Polio, or poliomyelitis, is a highly infectious disease caused by a virus. It invades the nervous system and can cause total paralysis in a matter of hours especially in children under the age of five.
Today, more than 150 countries have begun the switch to a different polio vaccine which health campaigners say, marks an important milestone towards polio eradication.
The new vaccine will target the two remaining strains of the virus under a switchover 18 months in the planning which includes dealing with a global stockpile of 100 million doses of vaccine targeting just type 2, built up as an insurance policy in case of any outbreak.
To disabuse the fears of many who believe previous supply of the vaccine will be destroyed, the World Health Organization has denied some media reports that “millions” of doses of the old vaccine would need to be destroyed, by incineration or other approved means. Furthermore, WHO director of polio eradication, Michel Zaffran, says, “Some will need to be destroyed – but this will be a few vials, not trucks full of vaccine.”

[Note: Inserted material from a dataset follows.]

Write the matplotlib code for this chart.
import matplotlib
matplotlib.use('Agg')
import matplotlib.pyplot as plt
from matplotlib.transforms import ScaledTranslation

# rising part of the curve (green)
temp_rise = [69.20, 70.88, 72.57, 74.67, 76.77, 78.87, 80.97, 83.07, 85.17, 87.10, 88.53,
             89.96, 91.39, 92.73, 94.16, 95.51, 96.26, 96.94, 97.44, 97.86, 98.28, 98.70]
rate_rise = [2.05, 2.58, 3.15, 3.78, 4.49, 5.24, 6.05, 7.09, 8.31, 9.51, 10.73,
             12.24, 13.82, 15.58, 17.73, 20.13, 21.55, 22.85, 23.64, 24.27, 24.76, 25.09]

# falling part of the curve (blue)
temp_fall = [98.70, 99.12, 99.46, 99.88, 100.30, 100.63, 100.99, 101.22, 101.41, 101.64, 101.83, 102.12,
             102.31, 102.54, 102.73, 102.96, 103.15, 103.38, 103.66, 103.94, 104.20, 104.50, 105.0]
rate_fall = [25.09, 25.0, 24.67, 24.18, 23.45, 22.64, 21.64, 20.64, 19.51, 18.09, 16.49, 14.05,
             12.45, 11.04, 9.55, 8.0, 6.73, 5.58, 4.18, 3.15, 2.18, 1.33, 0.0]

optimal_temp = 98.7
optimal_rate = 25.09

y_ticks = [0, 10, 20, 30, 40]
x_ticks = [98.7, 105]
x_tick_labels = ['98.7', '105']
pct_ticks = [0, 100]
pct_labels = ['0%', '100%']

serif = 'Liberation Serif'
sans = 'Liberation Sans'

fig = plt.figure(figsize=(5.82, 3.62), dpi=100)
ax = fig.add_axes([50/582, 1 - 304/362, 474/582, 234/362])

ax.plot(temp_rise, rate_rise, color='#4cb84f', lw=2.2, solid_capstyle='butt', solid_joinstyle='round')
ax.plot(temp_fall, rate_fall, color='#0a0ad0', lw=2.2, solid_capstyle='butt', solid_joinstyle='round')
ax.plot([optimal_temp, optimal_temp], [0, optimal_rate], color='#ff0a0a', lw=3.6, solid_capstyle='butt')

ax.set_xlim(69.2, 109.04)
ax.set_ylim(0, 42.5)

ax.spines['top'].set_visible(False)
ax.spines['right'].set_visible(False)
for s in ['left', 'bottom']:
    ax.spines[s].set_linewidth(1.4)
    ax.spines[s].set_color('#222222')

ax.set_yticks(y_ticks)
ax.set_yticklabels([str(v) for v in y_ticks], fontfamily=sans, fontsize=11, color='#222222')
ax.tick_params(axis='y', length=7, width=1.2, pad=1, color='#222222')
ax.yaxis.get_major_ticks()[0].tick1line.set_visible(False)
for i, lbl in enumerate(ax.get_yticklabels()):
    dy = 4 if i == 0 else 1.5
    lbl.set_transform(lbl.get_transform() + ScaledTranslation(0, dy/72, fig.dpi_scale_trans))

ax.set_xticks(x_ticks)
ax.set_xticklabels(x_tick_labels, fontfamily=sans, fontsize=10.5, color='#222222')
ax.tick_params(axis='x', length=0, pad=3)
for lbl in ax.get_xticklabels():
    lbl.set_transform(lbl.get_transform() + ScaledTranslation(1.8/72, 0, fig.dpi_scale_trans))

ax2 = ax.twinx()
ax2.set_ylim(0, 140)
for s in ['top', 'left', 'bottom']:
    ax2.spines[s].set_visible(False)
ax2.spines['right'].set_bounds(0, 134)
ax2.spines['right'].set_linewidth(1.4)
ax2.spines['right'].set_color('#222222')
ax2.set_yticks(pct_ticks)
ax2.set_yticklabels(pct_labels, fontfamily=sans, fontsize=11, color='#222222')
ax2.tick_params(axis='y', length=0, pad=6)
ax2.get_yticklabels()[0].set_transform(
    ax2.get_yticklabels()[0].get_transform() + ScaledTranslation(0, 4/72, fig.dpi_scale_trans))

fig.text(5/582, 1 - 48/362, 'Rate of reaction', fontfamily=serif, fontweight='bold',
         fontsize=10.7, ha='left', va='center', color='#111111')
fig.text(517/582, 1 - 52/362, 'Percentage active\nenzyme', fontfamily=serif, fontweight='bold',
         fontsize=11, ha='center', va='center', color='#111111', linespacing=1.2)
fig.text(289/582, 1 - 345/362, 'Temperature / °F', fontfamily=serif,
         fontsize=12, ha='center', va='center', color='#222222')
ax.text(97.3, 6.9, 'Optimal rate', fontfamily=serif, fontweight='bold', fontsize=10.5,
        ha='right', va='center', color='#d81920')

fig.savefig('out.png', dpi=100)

This is because a weakened version of the of type 2 polio virus will be excluded from the new improved polio vaccine which was eradicated in 1999.
Dr Stephen Cochi, from the US-based Centers for Disease Control (CDC), says, “The current vaccine contains live weakened virus relating to three types of polio. But we don’t need the type 2 component, as it’s not in the world any longer and in very rare cases, it can mutate and lead to polio, through what’s called ‘circulating vaccine-derived’ virus.”
“So removing type 2 from the vaccine takes away that risk – and ensures we have a vaccine which will work better dose by dose.”
Thousands of people will monitor the changeover in 155 countries during the next fortnight and it is taking effect mainly in developing countries, but also in richer ones such as Russia and Mexico.
The new vaccine will still be given as drops in the mouth, so healthcare workers will not need fresh training.
Switching the vaccine from one successfully used to fight polio for more than 30 years is a huge logistical exercise in sustaining health. Indicators show that there were just 74 cases of the paralysing disease in 2015 and there have been 10 so far, this year.
Africa has been free of polio for more than a year.